Today, consider someone you know. Someone you like. What characteristics about them would you consider to be godly? What in them reflects the image of God?
Now consider someone you don’t care for. Someone that bugs you and irritates you. Somebody that grinds your gears.
God sent his only Son to be the atoning sacrifice for their sins. So that they could be redeemed and spend eternity with God. Because that’s how much God loves THEM.
What is it about that person that God could possibly love? What is it about them that reflects the image of God?
It matters because the pictures we form of others influence every part of what our relationship with them can possibly be.
Becoming fascinated by godly things isn’t simply an exercise. It isn’t simply a creative idea.
Is it an image (picture) or is it a being (attitude or act) that He made us to be in likeness? I weigh more to the side of being. How am I being more like God daily!

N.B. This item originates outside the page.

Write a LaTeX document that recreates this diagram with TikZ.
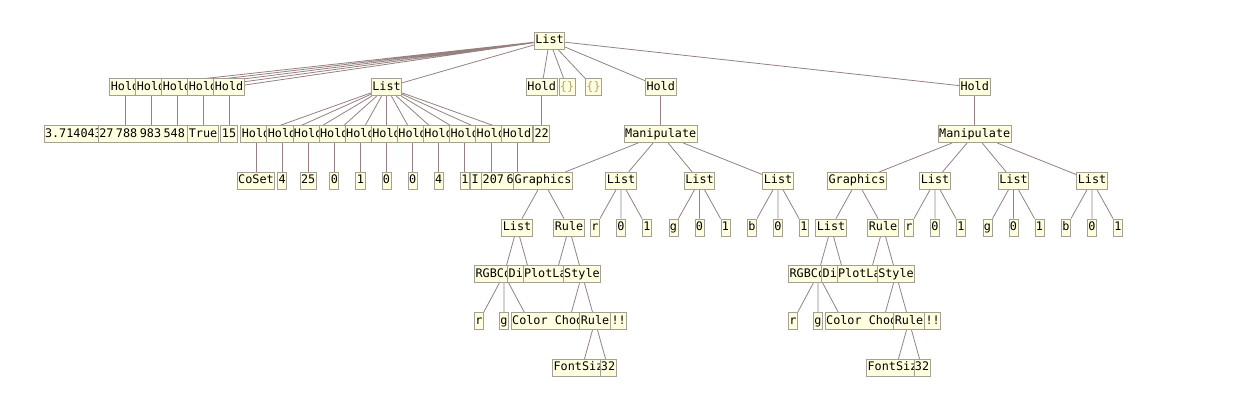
\documentclass[tikz,border=0pt]{standalone}
\usepackage{fontspec}
\newfontfamily\treefont{DejaVu Sans Mono}
\usetikzlibrary{backgrounds}

\definecolor{boxfill}{RGB}{255,255,224}
\definecolor{framegray}{RGB}{165,160,150}
\definecolor{edgecol}{RGB}{150,128,128}
\definecolor{bracecol}{RGB}{190,160,120}
\newcommand\tf{\treefont\fontsize{11.8}{13}\selectfont}
\newcommand\gap{\hspace{2.5pt}}
\tikzset{wide/.style={text width=#1,align=left}}

\begin{document}
\begin{tikzpicture}[x=1pt,y=-1pt]
\tikzstyle{vtx}=[draw=framegray,fill=boxfill,line width=0.8pt,inner xsep=1pt,inner ysep=0pt,minimum height=17pt,text height=8.6pt,text depth=2.4pt,font=\tf]
\tikzstyle{link}=[draw=edgecol,line width=0.8pt]
\useasboundingbox (0,0) rectangle (1244,410);

% level 0 and 1
\node[vtx] (root) at (549.5,40.5) {List};
\node[vtx] (ha) at (125,87.3) {Hold};
\node[vtx] (hb) at (151,87.3) {Hold};
\node[vtx] (hc) at (177,87.3) {Hold};
\node[vtx] (hd) at (203,87.3) {Hold};
\node[vtx] (he) at (229,87.3) {Hold};
\node[vtx] (lst) at (386.5,87.3) {List};
\node[vtx] (hf) at (541.7,87.3) {Hold};
\node[vtx,text=bracecol] (ea) at (567,87.3) {\{\}};
\node[vtx,text=bracecol] (eb) at (593.5,87.3) {\{\}};
\node[vtx] (hm) at (660.7,87.3) {Hold};
\node[vtx] (hn) at (974.7,87.3) {Hold};

% level 2
\node[vtx,wide=160pt] (va) at (125,134) {3.714043};
\node[vtx,wide=103.4pt] (vb) at (151,134) {27\gap788\gap983\gap548\gap9};
\coordinate (vc) at (177,134);
\node[vtx] (vd) at (203,134) {True};
\node[vtx] (ve) at (229,134) {15};
\node[vtx] (k1) at (256,134) {Hold};
\node[vtx] (k2) at (282.1,134) {Hold};
\node[vtx] (k3) at (308.2,134) {Hold};
\node[vtx] (k4) at (334.3,134) {Hold};
\node[vtx] (k5) at (360.4,134) {Hold};
\node[vtx] (k6) at (386.5,134) {Hold};
\node[vtx] (k7) at (412.6,134) {Hold};
\node[vtx] (k8) at (438.7,134) {Hold};
\node[vtx] (k9) at (464.8,134) {Hold};
\node[vtx] (k10) at (490.9,134) {Hold};
\node[vtx] (k11) at (517,134) {Hold};
\node[vtx] (vf) at (541.7,134) {22};
\node[vtx] (ma) at (660.7,134) {Manipulate};
\node[vtx] (mb) at (974.7,134) {Manipulate};

% level 3
\node[vtx] (c1) at (256,180.8) {CoSet};
\node[vtx] (c2) at (282.1,180.8) {4};
\node[vtx] (c3) at (308.2,180.8) {25};
\node[vtx] (c4) at (334.3,180.8) {0};
\node[vtx] (c5) at (360.4,180.8) {1};
\node[vtx] (c6) at (386.5,180.8) {0};
\node[vtx] (c7) at (412.6,180.8) {0};
\node[vtx] (c8) at (438.7,180.8) {4};
\node[vtx] (c9) at (464.8,180.8) {1};
\node[vtx,wide=38.4pt] (c10) at (490.9,180.8) {I};
\node[vtx,wide=68.6pt] (c11) at (517,180.8) {207\gap6};
\node[vtx] (ga) at (543,180.8) {Graphics};
\node[vtx] (pa) at (621,180.8) {List};
\node[vtx] (qa) at (699.5,180.8) {List};
\node[vtx] (sa) at (778,180.8) {List};
\node[vtx] (gb) at (857,180.8) {Graphics};
\node[vtx] (pb) at (935,180.8) {List};
\node[vtx] (qb) at (1013.5,180.8) {List};
\node[vtx] (sb) at (1092,180.8) {List};

% level 4
\node[vtx] (la) at (517,227.5) {List};
\node[vtx] (ra) at (569,227.5) {Rule};
\node[vtx] (pa1) at (595,227.5) {r};
\node[vtx] (pa2) at (621,227.5) {0};
\node[vtx] (pa3) at (647,227.5) {1};
\node[vtx] (qa1) at (673.5,227.5) {g};
\node[vtx] (qa2) at (699.5,227.5) {0};
\node[vtx] (qa3) at (725.5,227.5) {1};
\node[vtx] (sa1) at (752,227.5) {b};
\node[vtx] (sa2) at (778,227.5) {0};
\node[vtx] (sa3) at (804,227.5) {1};
\node[vtx] (lb) at (831,227.5) {List};
\node[vtx] (rb) at (883,227.5) {Rule};
\node[vtx] (pb1) at (909,227.5) {r};
\node[vtx] (pb2) at (935,227.5) {0};
\node[vtx] (pb3) at (961,227.5) {1};
\node[vtx] (qb1) at (987.5,227.5) {g};
\node[vtx] (qb2) at (1013.5,227.5) {0};
\node[vtx] (qb3) at (1039.5,227.5) {1};
\node[vtx] (sb1) at (1066,227.5) {b};
\node[vtx] (sb2) at (1092,227.5) {0};
\node[vtx] (sb3) at (1118,227.5) {1};

% level 5
\node[vtx] (rgba) at (504,274.3) {RGBColor};
\node[vtx] (dska) at (530,274.3) {Disk[]};
\node[vtx] (plba) at (556,274.3) {PlotLabel};
\node[vtx] (stya) at (582,274.3) {Style};
\node[vtx] (rgbb) at (818,274.3) {RGBColor};
\node[vtx] (dskb) at (844,274.3) {Disk[]};
\node[vtx] (plbb) at (870,274.3) {PlotLabel};
\node[vtx] (styb) at (896,274.3) {Style};

% level 6
\node[vtx] (ua1) at (479,321) {r};
\node[vtx] (ua2) at (504,321) {g};
\coordinate (ua3) at (529,321);
\node[vtx] (chsa) at (569,321) {Color Chooser !!};
\node[vtx] (rula) at (595,321) {Rule};
\node[vtx] (ub1) at (793,321) {r};
\node[vtx] (ub2) at (818,321) {g};
\coordinate (ub3) at (843,321);
\node[vtx] (chsb) at (883,321) {Color Chooser !!};
\node[vtx] (rulb) at (909,321) {Rule};

% level 7
\node[vtx] (fsa) at (582,367.8) {FontSize};
\node[vtx] (nma) at (608,367.8) {32};
\node[vtx] (fsb) at (896,367.8) {FontSize};
\node[vtx] (nmb) at (922,367.8) {32};

% connectors
\begin{scope}[on background layer]
\draw[link] (root) -- (ha) (root) -- (hb) (root) -- (hc) (root) -- (hd) (root) -- (he)
  (root) -- (lst) (root) -- (hf) (root) -- (ea) (root) -- (eb) (root) -- (hm) (root) -- (hn);
\draw[link] (ha) -- (va) (hb) -- (vb) (hc) -- (vc) (hd) -- (vd) (he) -- (ve)
  (hf) -- (vf) (hm) -- (ma) (hn) -- (mb);
\draw[link] (lst) -- (k1) (lst) -- (k2) (lst) -- (k3) (lst) -- (k4) (lst) -- (k5) (lst) -- (k6)
  (lst) -- (k7) (lst) -- (k8) (lst) -- (k9) (lst) -- (k10) (lst) -- (k11);
\draw[link] (k1) -- (c1) (k2) -- (c2) (k3) -- (c3) (k4) -- (c4) (k5) -- (c5) (k6) -- (c6)
  (k7) -- (c7) (k8) -- (c8) (k9) -- (c9) (k10) -- (c10) (k11) -- (c11);
\draw[link] (ma) -- (ga) (ma) -- (pa) (ma) -- (qa) (ma) -- (sa)
  (ga) -- (la) (ga) -- (ra)
  (pa) -- (pa1) (pa) -- (pa2) (pa) -- (pa3)
  (qa) -- (qa1) (qa) -- (qa2) (qa) -- (qa3)
  (sa) -- (sa1) (sa) -- (sa2) (sa) -- (sa3)
  (la) -- (rgba) (la) -- (dska) (ra) -- (plba) (ra) -- (stya)
  (rgba) -- (ua1) (rgba) -- (ua2) (rgba) -- (ua3)
  (stya) -- (chsa) (stya) -- (rula) (rula) -- (fsa) (rula) -- (nma);
\draw[link] (mb) -- (gb) (mb) -- (pb) (mb) -- (qb) (mb) -- (sb)
  (gb) -- (lb) (gb) -- (rb)
  (pb) -- (pb1) (pb) -- (pb2) (pb) -- (pb3)
  (qb) -- (qb1) (qb) -- (qb2) (qb) -- (qb3)
  (sb) -- (sb1) (sb) -- (sb2) (sb) -- (sb3)
  (lb) -- (rgbb) (lb) -- (dskb) (rb) -- (plbb) (rb) -- (styb)
  (rgbb) -- (ub1) (rgbb) -- (ub2) (rgbb) -- (ub3)
  (styb) -- (chsb) (styb) -- (rulb) (rulb) -- (fsb) (rulb) -- (nmb);
\end{scope}
\end{tikzpicture}
\end{document}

Hey Jeffery, thanks for the thought. I agree with you about being versus image. Especially considering scriptures that tell us that God is spirit. On the other hand I’m a very visual learner. I often think in concrete pictures. And try as I might to change, I still find myself reacting to other people based on what I see (their image) rather than who they are (their being). Striving to be more like God daily, like you said, includes retraining myself to see people’s hearts instead of their book covers. That means laying down a character trait of my own—judgment—and replacing it with one of God’s—love. And that’s an act of worship. May we all become more like God daily!